You could buy tons of 3" terra cotta flower pots (unused) and stack them up if you don't care about aesthetics. They are about $1.50 each.


----------



## Arps1978 (Apr 10, 2021)

Hi Livvie, I am also in Wales. I have found rock on gumtree such as Pennant stone etc which is far cheaper to buy from a stonemason who has stuff left over than buy from an aquarium shop.

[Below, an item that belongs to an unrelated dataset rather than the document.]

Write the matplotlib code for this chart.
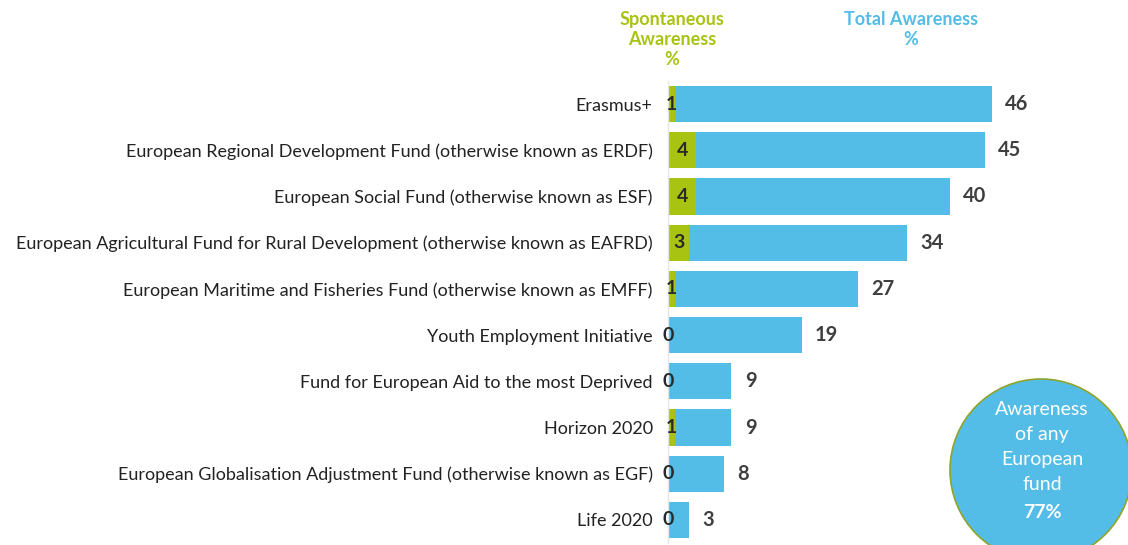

I have also found rocks and stone around streams which I have soaked in boiling water and scrubbed clean.


----------



## Arps1978 (Apr 10, 2021)

This is my current set up...


----------



## T_Waters (Jun 28, 2014)

Nice!


----------



## Livvie15 (Jul 30, 2020)

Arps1978 said:


> Hi Livvie, I am also in Wales. I have found rock on gumtree such as Pennant stone etc which is far cheaper to buy from a stonemason who has stuff left over than buy from an aquarium shop. I have also found rocks and stone around streams which I have soaked in boiling water and scrubbed clean.


Thank you! I found a few rocks in the woods (naughty I know [FACE WITH STUCK-OUT TONGUE AND TIGHTLY-CLOSED EYES]) which are doing well.



Arps1978 said:


> This is my current set up...


That looks really lush! How many litres is it?


----------



## Arps1978 (Apr 10, 2021)

Just over 300 litres. I've noticed though that so much fish waste gets caught up in the dead spots so thinking of changing design a little to get a siphon or turkey baster in there!


----------



## Livvie15 (Jul 30, 2020)

Arps1978 said:


> Just over 300 litres. I've noticed though that so much fish waste gets caught up in the dead spots so thinking of changing design a little to get a siphon or turkey baster in there!


How about a wave maker or power head?

Sent from my iPad using Tapatalk


----------



## Arps1978 (Apr 10, 2021)

Yes not a bad idea, to be honest the FX6 by itself causes quite a bit of movement in the water.

A power head or wave maker may if pushing fish waste towards filter also move sand so have to weigh it up.

Where have you been sourcing your cichlids from? Breeders or local fish shop?


----------